Die Berichte von derart vielen Geflüchteten und die zahlreichen Verletzungen lassen darauf schließen, dass es sich keineswegs um Einzelfälle, sondern um ein systematisches Verfahren der kroatischen Grenzpolizei handelt.
Gewalt aus Kalkül
Die Gewalt an der Grenze dient einem spezifischen Ziel. Offenbar will Kroatien, das noch nicht zum Schengen-Raum gehört, beweisen, dass es die EU-Außengrenze zu schützen vermag. Daher erhöht Kroatien die Hürden: Geflüchtete werden nicht nur illegal abgeschoben, sondern gedemütigt und verängstigt. Für sie wird es immer gefährlicher, die Grenzen zu überqueren.

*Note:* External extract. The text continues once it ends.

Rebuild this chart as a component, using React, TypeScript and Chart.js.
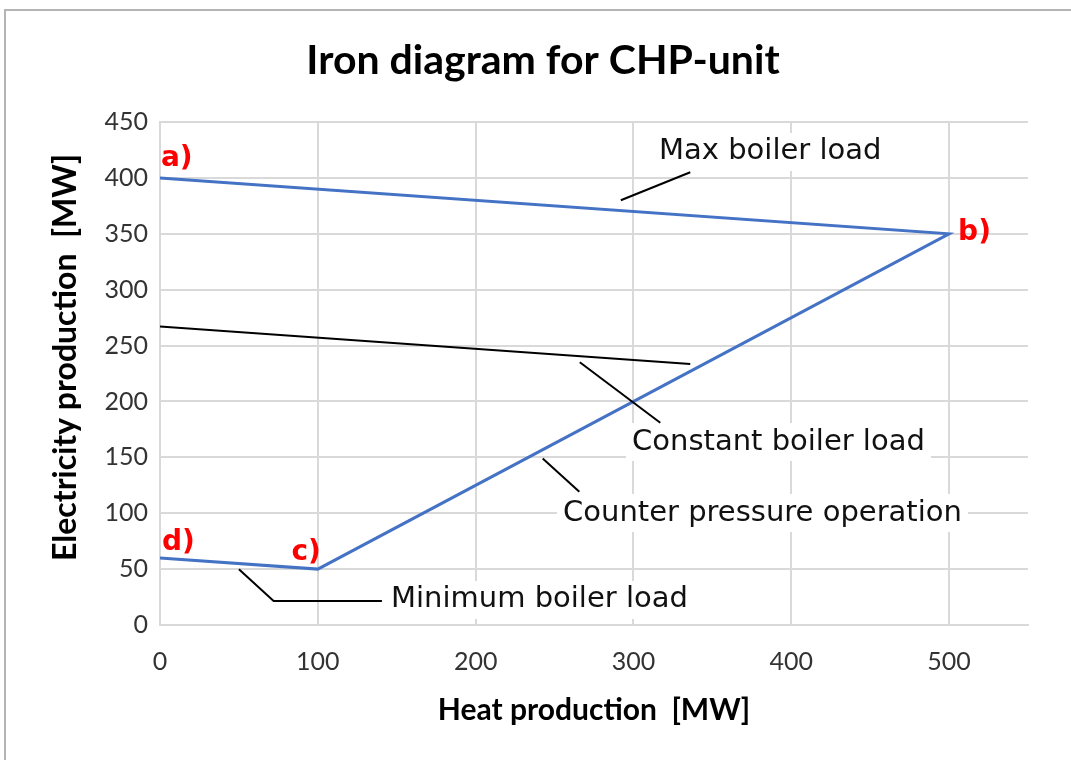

Das führt, so ganz offenbar das Kalkül, dazu, dass immer weniger Schutzsuchende den Grenzübertritt wagen und kaum mehr Geflüchtete über Kroatien die übrigen EU-Staaten erreichen. In diesem Sinne bietet die Ankunft von Geflüchteten Kroatien eine gute Gelegenheit, dem Rest der EU zu beweisen, dass es sich auf Grenzsicherung versteht.
Wo bleibt der Protest?
In einem moderaten politischen Klima würden die Menschenrechtsverletzungen der kroatischen Grenzpolizei Empörung und scharfe Proteste auslösen. Die Zivilgesellschaft würde Druck auf die Politik ausüben und die Europäische Union und die anderen EU-Mitgliedsstaaten würden dafür Sorge tragen, dass das europäische Recht wiederhergestellt wird. In dem aktuellen Umfeld hingegen, in der es den politisch Verantwortlichen nurmehr darum geht, Grenzen abzuriegeln und Geflüchtete daran zu hindern, in der EU um Schutz ersuchen zu können, führt die Gewalt im Grenzraum nicht einmal mehr zu einer gesellschaftlichen oder politischen Reaktion.

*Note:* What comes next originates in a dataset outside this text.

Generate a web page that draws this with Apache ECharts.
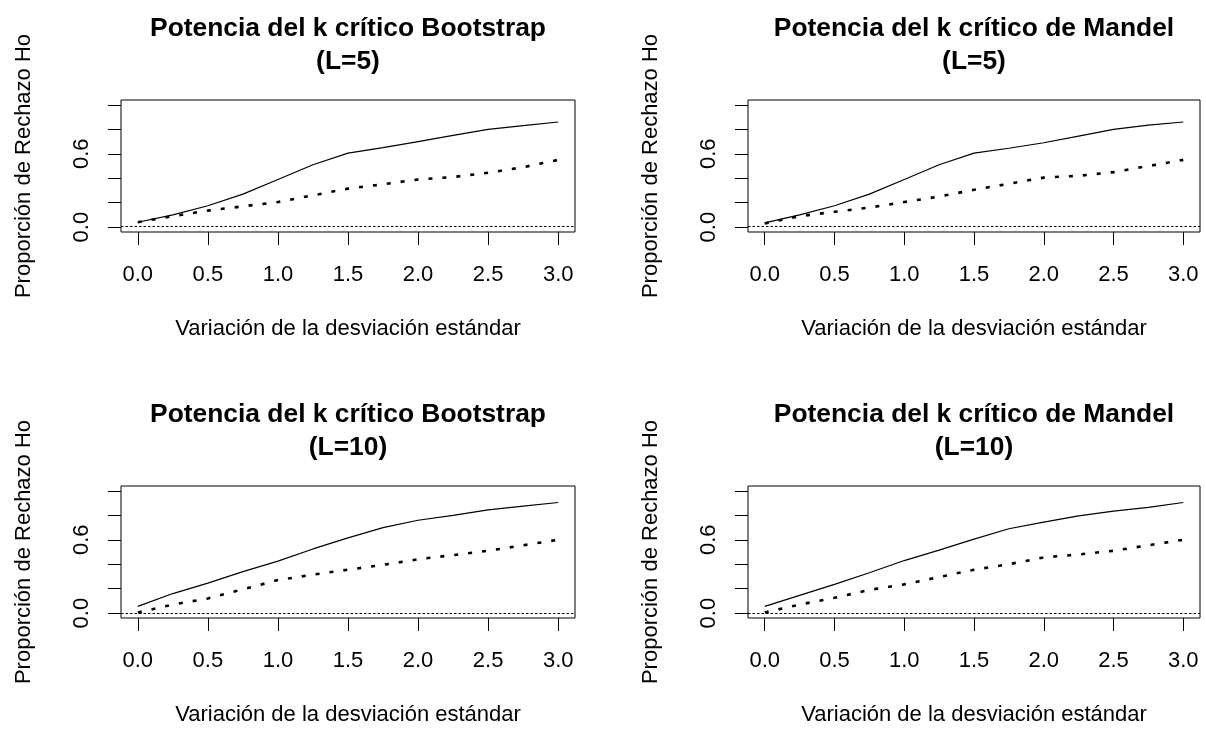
<!DOCTYPE html>
<html>
<head>
<meta charset="utf-8">
<script src="https://cdn.jsdelivr.net/npm/echarts@6/dist/echarts.min.js"></script>
<style>
  html, body { margin: 0; padding: 0; background: #ffffff; }
  #chart { width: 1206px; height: 730px; }
</style>
</head>
<body>
<div id="chart"></div>
<script>
// Standard-deviation shifts at which power was evaluated
const sdShift = [0, 0.25, 0.5, 0.75, 1, 1.25, 1.5, 1.75, 2, 2.25, 2.5, 2.75, 3];

// Axis ticks and labels
const xTicks = [0, 0.5, 1, 1.5, 2, 2.5, 3];
const yTicks = [0, 0.2, 0.4, 0.6, 0.8, 1];
const yTickLabels = [0, 0.6];

// Panel texts
const panelTitles = [
  'Potencia del k crítico Bootstrap\n(L=5)',
  'Potencia del k crítico de Mandel\n(L=5)',
  'Potencia del k crítico Bootstrap\n(L=10)',
  'Potencia del k crítico de Mandel\n(L=10)'
];
const xAxisTitle = 'Variación de la desviación estándar';
const yAxisTitle = 'Proporción de Rechazo Ho';

// Rejection proportions, solid curve and dotted curve per panel
const bootL5Solid   = [0.04, 0.10, 0.175, 0.27, 0.39, 0.51, 0.605, 0.65, 0.70, 0.75, 0.80, 0.83, 0.86];
const bootL5Dotted  = [0.04, 0.09, 0.135, 0.17, 0.205, 0.26, 0.315, 0.35, 0.39, 0.41, 0.445, 0.49, 0.55];
const mandL5Solid   = [0.035, 0.10, 0.175, 0.27, 0.39, 0.51, 0.605, 0.645, 0.69, 0.745, 0.80, 0.835, 0.86];
const mandL5Dotted  = [0.03, 0.09, 0.125, 0.16, 0.205, 0.25, 0.305, 0.355, 0.405, 0.42, 0.45, 0.50, 0.55];
const bootL10Solid  = [0.055, 0.16, 0.245, 0.34, 0.425, 0.525, 0.615, 0.70, 0.76, 0.80, 0.845, 0.875, 0.905];
const bootL10Dotted = [0.005, 0.07, 0.12, 0.195, 0.27, 0.315, 0.355, 0.395, 0.44, 0.475, 0.51, 0.555, 0.60];
const mandL10Solid  = [0.055, 0.145, 0.235, 0.33, 0.43, 0.515, 0.605, 0.69, 0.745, 0.795, 0.835, 0.865, 0.905];
const mandL10Dotted = [0.005, 0.07, 0.125, 0.19, 0.235, 0.295, 0.355, 0.40, 0.455, 0.48, 0.51, 0.555, 0.60];

// Horizontal reference level in each panel
const refLevels = [0.015, 0.015, 0, 0];

const solidSets  = [bootL5Solid, mandL5Solid, bootL10Solid, mandL10Solid];
const dottedSets = [bootL5Dotted, mandL5Dotted, bootL10Dotted, mandL10Dotted];

// Plot boxes (the full axis range of each panel)
const boxes = [
  { left: 121, top: 100, width: 454, height: 132 },
  { left: 748, top: 100, width: 452, height: 132 },
  { left: 121, top: 486, width: 454, height: 132 },
  { left: 748, top: 486, width: 452, height: 132 }
];

const FONT = "'Liberation Sans', Arial, Helvetica, sans-serif";
const pairs = vals => sdShift.map((x, i) => [x, vals[i]]);

const grids = [], xAxes = [], yAxes = [], series = [], graphics = [];

boxes.forEach((b, i) => {
  grids.push({
    left: b.left, top: b.top, width: b.width, height: b.height,
    show: true, borderColor: '#000', borderWidth: 1, backgroundColor: 'transparent'
  });
  xAxes.push({
    type: 'value', gridIndex: i, min: -0.12, max: 3.12, position: 'bottom',
    axisLine: { show: false, onZero: false },
    splitLine: { show: false },
    axisTick: { show: true, inside: false, customValues: xTicks, length: 13, lineStyle: { color: '#000', width: 1 } },
    axisLabel: {
      customValues: xTicks, formatter: v => v.toFixed(1),
      fontSize: 22, fontFamily: FONT, color: '#000', margin: 32
    }
  });
  yAxes.push({
    type: 'value', gridIndex: i, min: -0.04, max: 1.04, position: 'left',
    axisLine: { show: false, onZero: false },
    splitLine: { show: false },
    axisTick: { show: true, inside: false, customValues: yTicks, length: 13, lineStyle: { color: '#000', width: 1 } },
    axisLabel: {
      customValues: yTickLabels, formatter: v => v.toFixed(1), rotate: 90,
      fontSize: 22, fontFamily: FONT, color: '#000', margin: 28
    }
  });
  series.push({
    type: 'line', xAxisIndex: i, yAxisIndex: i, data: pairs(solidSets[i]),
    showSymbol: false, symbol: 'none', silent: true, animation: false,
    lineStyle: { color: '#000', width: 1.2, type: 'solid' },
    markLine: {
      silent: true, symbol: 'none', animation: false, label: { show: false },
      lineStyle: { color: '#000', width: 1, type: [2.5, 2] },
      data: [{ yAxis: refLevels[i] }]
    }
  });
  series.push({
    type: 'line', xAxisIndex: i, yAxisIndex: i, data: pairs(dottedSets[i]),
    showSymbol: false, symbol: 'none', silent: true, animation: false,
    lineStyle: { color: '#000', width: 2.6, type: [4, 10], cap: 'butt' }
  });

  const cx = b.left + b.width / 2;
  const cy = b.top + b.height / 2;
  graphics.push({
    type: 'text', x: cx, y: b.top - 88, silent: true,
    style: {
      text: panelTitles[i], fill: '#000', align: 'center', verticalAlign: 'top',
      font: "bold 26.4px " + FONT, lineHeight: 33
    }
  });
  graphics.push({
    type: 'text', x: cx, y: b.top + b.height + 97, silent: true,
    style: {
      text: xAxisTitle, fill: '#000', align: 'center', verticalAlign: 'middle',
      font: "22px " + FONT
    }
  });
  graphics.push({
    type: 'text', x: b.left - 97, y: cy, rotation: Math.PI / 2, silent: true,
    style: {
      text: yAxisTitle, fill: '#000', align: 'center', verticalAlign: 'middle',
      font: "22px " + FONT
    }
  });
});

const chart = echarts.init(document.getElementById('chart'), null, { renderer: 'canvas' });
chart.setOption({
  backgroundColor: '#ffffff',
  animation: false,
  grid: grids,
  xAxis: xAxes,
  yAxis: yAxes,
  series: series,
  graphic: graphics
});
</script>
</body>
</html>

Solange die Europäische Union auf Abschottung setzt, werden Grenzregionen Orte der Gewalt und der Rechtlosigkeit bleiben.
Wie schon Ungarn zuvor, kann sich Kroatien gewiss sein, dass die Europäische Union, ihre Mitgliedsstaaten und Institutionen zur Gewalt ihrer Grenzpolizei schweigen werden, solange die Regierung den Schein wahren und alle Anschuldigungen bestreiten kann. Immerhin ist die Abschottung integraler Bestandteil der europäischen Flüchtlingspolitik. Und solange die Europäische Union auf Abschottung setzt, werden Grenzregionen Orte der Gewalt und der Rechtlosigkeit bleiben.